● **Your goal**: Return each line of the listing below, unchanged, and omit the images.

● **Data lines**:
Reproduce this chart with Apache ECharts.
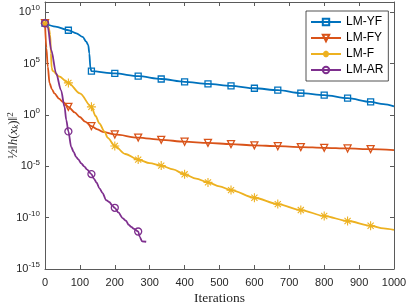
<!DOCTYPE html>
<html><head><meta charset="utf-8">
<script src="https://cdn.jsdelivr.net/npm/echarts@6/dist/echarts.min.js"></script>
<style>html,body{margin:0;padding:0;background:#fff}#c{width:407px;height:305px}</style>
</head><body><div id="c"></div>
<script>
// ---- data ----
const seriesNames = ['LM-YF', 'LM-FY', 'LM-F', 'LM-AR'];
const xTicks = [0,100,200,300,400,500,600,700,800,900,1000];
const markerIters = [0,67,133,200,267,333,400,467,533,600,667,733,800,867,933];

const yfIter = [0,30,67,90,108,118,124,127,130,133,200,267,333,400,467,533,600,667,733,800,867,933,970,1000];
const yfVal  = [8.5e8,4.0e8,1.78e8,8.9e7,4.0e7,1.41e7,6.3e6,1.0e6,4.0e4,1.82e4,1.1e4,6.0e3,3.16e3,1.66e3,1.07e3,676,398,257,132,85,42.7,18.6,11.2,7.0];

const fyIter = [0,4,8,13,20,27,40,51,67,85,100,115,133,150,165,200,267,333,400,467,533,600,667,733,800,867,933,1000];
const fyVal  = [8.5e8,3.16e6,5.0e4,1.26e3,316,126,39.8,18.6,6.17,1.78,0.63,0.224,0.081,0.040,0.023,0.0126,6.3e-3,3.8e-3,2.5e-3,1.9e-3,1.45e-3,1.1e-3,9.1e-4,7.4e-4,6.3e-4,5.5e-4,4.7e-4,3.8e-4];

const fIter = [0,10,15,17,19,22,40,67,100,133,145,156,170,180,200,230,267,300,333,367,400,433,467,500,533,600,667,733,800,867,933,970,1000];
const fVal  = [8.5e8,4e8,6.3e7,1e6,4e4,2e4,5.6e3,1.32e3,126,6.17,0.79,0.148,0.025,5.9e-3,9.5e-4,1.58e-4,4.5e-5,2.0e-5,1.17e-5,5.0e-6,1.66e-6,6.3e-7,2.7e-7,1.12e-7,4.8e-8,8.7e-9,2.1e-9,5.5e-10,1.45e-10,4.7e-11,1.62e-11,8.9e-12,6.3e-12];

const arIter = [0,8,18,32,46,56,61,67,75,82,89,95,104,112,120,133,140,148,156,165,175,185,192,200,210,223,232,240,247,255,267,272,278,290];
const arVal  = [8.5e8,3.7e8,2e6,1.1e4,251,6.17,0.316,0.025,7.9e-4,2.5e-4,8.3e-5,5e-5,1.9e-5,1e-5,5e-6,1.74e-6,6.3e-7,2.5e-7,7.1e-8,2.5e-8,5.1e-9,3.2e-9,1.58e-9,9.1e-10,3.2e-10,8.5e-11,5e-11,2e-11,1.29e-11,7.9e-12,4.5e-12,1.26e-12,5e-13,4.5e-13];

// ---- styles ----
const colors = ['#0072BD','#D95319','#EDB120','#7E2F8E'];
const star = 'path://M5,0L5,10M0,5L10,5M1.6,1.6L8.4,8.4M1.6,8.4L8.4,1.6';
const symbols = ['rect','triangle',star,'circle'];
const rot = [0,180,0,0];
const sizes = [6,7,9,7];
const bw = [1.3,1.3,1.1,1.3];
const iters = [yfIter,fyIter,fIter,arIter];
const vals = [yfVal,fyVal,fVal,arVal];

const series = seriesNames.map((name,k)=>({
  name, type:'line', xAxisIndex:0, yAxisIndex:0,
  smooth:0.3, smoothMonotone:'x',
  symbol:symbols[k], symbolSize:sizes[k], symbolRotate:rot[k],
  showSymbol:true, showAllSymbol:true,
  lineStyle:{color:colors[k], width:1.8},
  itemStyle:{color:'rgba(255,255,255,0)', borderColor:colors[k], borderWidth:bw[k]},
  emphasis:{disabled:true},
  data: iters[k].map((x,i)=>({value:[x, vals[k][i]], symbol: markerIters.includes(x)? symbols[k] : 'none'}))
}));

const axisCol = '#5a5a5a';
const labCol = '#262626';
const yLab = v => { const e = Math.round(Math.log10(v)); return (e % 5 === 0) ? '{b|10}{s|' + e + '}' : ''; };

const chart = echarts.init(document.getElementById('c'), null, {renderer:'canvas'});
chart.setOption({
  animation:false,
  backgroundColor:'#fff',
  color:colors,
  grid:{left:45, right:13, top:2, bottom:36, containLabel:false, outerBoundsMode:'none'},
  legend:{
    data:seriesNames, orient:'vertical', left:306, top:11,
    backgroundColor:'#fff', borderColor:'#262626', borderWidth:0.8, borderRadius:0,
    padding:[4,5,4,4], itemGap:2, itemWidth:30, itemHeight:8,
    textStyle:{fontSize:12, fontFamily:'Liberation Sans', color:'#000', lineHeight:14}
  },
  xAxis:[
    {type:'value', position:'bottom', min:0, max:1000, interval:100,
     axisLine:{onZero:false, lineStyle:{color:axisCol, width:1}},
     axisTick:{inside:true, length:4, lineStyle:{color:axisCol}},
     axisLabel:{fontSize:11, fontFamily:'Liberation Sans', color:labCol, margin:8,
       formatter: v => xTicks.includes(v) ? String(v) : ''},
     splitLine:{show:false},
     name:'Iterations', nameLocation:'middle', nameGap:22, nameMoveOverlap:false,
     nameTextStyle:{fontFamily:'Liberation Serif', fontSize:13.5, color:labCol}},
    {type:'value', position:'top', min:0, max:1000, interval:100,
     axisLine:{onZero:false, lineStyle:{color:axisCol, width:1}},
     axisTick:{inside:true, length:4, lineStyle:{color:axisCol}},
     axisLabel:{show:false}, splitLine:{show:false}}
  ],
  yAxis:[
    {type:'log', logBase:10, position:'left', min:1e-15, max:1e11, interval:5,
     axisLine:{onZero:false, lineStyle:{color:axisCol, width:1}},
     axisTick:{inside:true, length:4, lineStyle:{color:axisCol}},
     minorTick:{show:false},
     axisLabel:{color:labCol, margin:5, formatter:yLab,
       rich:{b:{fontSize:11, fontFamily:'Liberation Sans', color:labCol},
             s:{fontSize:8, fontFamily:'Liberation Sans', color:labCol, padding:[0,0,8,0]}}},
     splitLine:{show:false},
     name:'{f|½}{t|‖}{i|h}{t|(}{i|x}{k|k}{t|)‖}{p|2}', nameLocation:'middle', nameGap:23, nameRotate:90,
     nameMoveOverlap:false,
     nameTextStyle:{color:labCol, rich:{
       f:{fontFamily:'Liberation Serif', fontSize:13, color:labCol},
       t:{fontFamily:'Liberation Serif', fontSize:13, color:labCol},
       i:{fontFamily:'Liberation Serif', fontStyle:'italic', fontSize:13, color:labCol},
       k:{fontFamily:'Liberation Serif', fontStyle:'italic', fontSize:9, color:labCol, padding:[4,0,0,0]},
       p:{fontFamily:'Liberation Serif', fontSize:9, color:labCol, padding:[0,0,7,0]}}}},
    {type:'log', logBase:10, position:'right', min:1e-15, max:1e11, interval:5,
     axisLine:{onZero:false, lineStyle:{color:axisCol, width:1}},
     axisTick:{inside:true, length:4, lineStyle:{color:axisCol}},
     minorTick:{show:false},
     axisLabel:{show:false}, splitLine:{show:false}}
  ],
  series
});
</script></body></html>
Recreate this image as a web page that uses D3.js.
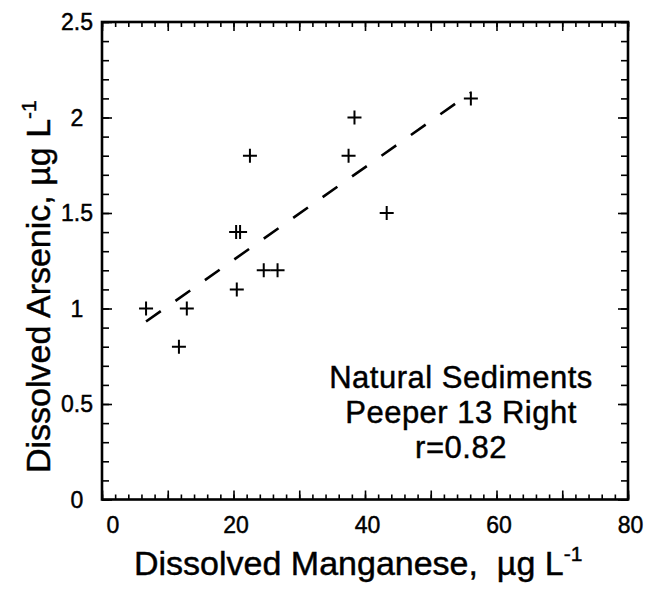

● **Task result**:
Reproduce this chart with Apache ECharts.
<!DOCTYPE html>
<html><head><meta charset="utf-8">
<script src="https://cdn.jsdelivr.net/npm/echarts@6/dist/echarts.min.js"></script>
<style>html,body{margin:0;padding:0;background:#fff}#c{width:407px;height:305px}</style>
</head><body><div id="c"></div>
<script>
// ---- data ----
const seriesNames = ['LM-YF', 'LM-FY', 'LM-F', 'LM-AR'];
const xTicks = [0,100,200,300,400,500,600,700,800,900,1000];
const markerIters = [0,67,133,200,267,333,400,467,533,600,667,733,800,867,933];

const yfIter = [0,30,67,90,108,118,124,127,130,133,200,267,333,400,467,533,600,667,733,800,867,933,970,1000];
const yfVal  = [8.5e8,4.0e8,1.78e8,8.9e7,4.0e7,1.41e7,6.3e6,1.0e6,4.0e4,1.82e4,1.1e4,6.0e3,3.16e3,1.66e3,1.07e3,676,398,257,132,85,42.7,18.6,11.2,7.0];

const fyIter = [0,4,8,13,20,27,40,51,67,85,100,115,133,150,165,200,267,333,400,467,533,600,667,733,800,867,933,1000];
const fyVal  = [8.5e8,3.16e6,5.0e4,1.26e3,316,126,39.8,18.6,6.17,1.78,0.63,0.224,0.081,0.040,0.023,0.0126,6.3e-3,3.8e-3,2.5e-3,1.9e-3,1.45e-3,1.1e-3,9.1e-4,7.4e-4,6.3e-4,5.5e-4,4.7e-4,3.8e-4];

const fIter = [0,10,15,17,19,22,40,67,100,133,145,156,170,180,200,230,267,300,333,367,400,433,467,500,533,600,667,733,800,867,933,970,1000];
const fVal  = [8.5e8,4e8,6.3e7,1e6,4e4,2e4,5.6e3,1.32e3,126,6.17,0.79,0.148,0.025,5.9e-3,9.5e-4,1.58e-4,4.5e-5,2.0e-5,1.17e-5,5.0e-6,1.66e-6,6.3e-7,2.7e-7,1.12e-7,4.8e-8,8.7e-9,2.1e-9,5.5e-10,1.45e-10,4.7e-11,1.62e-11,8.9e-12,6.3e-12];

const arIter = [0,8,18,32,46,56,61,67,75,82,89,95,104,112,120,133,140,148,156,165,175,185,192,200,210,223,232,240,247,255,267,272,278,290];
const arVal  = [8.5e8,3.7e8,2e6,1.1e4,251,6.17,0.316,0.025,7.9e-4,2.5e-4,8.3e-5,5e-5,1.9e-5,1e-5,5e-6,1.74e-6,6.3e-7,2.5e-7,7.1e-8,2.5e-8,5.1e-9,3.2e-9,1.58e-9,9.1e-10,3.2e-10,8.5e-11,5e-11,2e-11,1.29e-11,7.9e-12,4.5e-12,1.26e-12,5e-13,4.5e-13];

// ---- styles ----
const colors = ['#0072BD','#D95319','#EDB120','#7E2F8E'];
const star = 'path://M5,0L5,10M0,5L10,5M1.6,1.6L8.4,8.4M1.6,8.4L8.4,1.6';
const symbols = ['rect','triangle',star,'circle'];
const rot = [0,180,0,0];
const sizes = [6,7,9,7];
const bw = [1.3,1.3,1.1,1.3];
const iters = [yfIter,fyIter,fIter,arIter];
const vals = [yfVal,fyVal,fVal,arVal];

const series = seriesNames.map((name,k)=>({
  name, type:'line', xAxisIndex:0, yAxisIndex:0,
  smooth:0.3, smoothMonotone:'x',
  symbol:symbols[k], symbolSize:sizes[k], symbolRotate:rot[k],
  showSymbol:true, showAllSymbol:true,
  lineStyle:{color:colors[k], width:1.8},
  itemStyle:{color:'rgba(255,255,255,0)', borderColor:colors[k], borderWidth:bw[k]},
  emphasis:{disabled:true},
  data: iters[k].map((x,i)=>({value:[x, vals[k][i]], symbol: markerIters.includes(x)? symbols[k] : 'none'}))
}));

const axisCol = '#5a5a5a';
const labCol = '#262626';
const yLab = v => { const e = Math.round(Math.log10(v)); return (e % 5 === 0) ? '{b|10}{s|' + e + '}' : ''; };

const chart = echarts.init(document.getElementById('c'), null, {renderer:'canvas'});
chart.setOption({
  animation:false,
  backgroundColor:'#fff',
  color:colors,
  grid:{left:45, right:13, top:2, bottom:36, containLabel:false, outerBoundsMode:'none'},
  legend:{
    data:seriesNames, orient:'vertical', left:306, top:11,
    backgroundColor:'#fff', borderColor:'#262626', borderWidth:0.8, borderRadius:0,
    padding:[4,5,4,4], itemGap:2, itemWidth:30, itemHeight:8,
    textStyle:{fontSize:12, fontFamily:'Liberation Sans', color:'#000', lineHeight:14}
  },
  xAxis:[
    {type:'value', position:'bottom', min:0, max:1000, interval:100,
     axisLine:{onZero:false, lineStyle:{color:axisCol, width:1}},
     axisTick:{inside:true, length:4, lineStyle:{color:axisCol}},
     axisLabel:{fontSize:11, fontFamily:'Liberation Sans', color:labCol, margin:8,
       formatter: v => xTicks.includes(v) ? String(v) : ''},
     splitLine:{show:false},
     name:'Iterations', nameLocation:'middle', nameGap:22, nameMoveOverlap:false,
     nameTextStyle:{fontFamily:'Liberation Serif', fontSize:13.5, color:labCol}},
    {type:'value', position:'top', min:0, max:1000, interval:100,
     axisLine:{onZero:false, lineStyle:{color:axisCol, width:1}},
     axisTick:{inside:true, length:4, lineStyle:{color:axisCol}},
     axisLabel:{show:false}, splitLine:{show:false}}
  ],
  yAxis:[
    {type:'log', logBase:10, position:'left', min:1e-15, max:1e11, interval:5,
     axisLine:{onZero:false, lineStyle:{color:axisCol, width:1}},
     axisTick:{inside:true, length:4, lineStyle:{color:axisCol}},
     minorTick:{show:false},
     axisLabel:{color:labCol, margin:5, formatter:yLab,
       rich:{b:{fontSize:11, fontFamily:'Liberation Sans', color:labCol},
             s:{fontSize:8, fontFamily:'Liberation Sans', color:labCol, padding:[0,0,8,0]}}},
     splitLine:{show:false},
     name:'{f|½}{t|‖}{i|h}{t|(}{i|x}{k|k}{t|)‖}{p|2}', nameLocation:'middle', nameGap:23, nameRotate:90,
     nameMoveOverlap:false,
     nameTextStyle:{color:labCol, rich:{
       f:{fontFamily:'Liberation Serif', fontSize:13, color:labCol},
       t:{fontFamily:'Liberation Serif', fontSize:13, color:labCol},
       i:{fontFamily:'Liberation Serif', fontStyle:'italic', fontSize:13, color:labCol},
       k:{fontFamily:'Liberation Serif', fontStyle:'italic', fontSize:9, color:labCol, padding:[4,0,0,0]},
       p:{fontFamily:'Liberation Serif', fontSize:9, color:labCol, padding:[0,0,7,0]}}}},
    {type:'log', logBase:10, position:'right', min:1e-15, max:1e11, interval:5,
     axisLine:{onZero:false, lineStyle:{color:axisCol, width:1}},
     axisTick:{inside:true, length:4, lineStyle:{color:axisCol}},
     minorTick:{show:false},
     axisLabel:{show:false}, splitLine:{show:false}}
  ],
  series
});
</script></body></html>
Recreate this image as a web page that uses D3.js.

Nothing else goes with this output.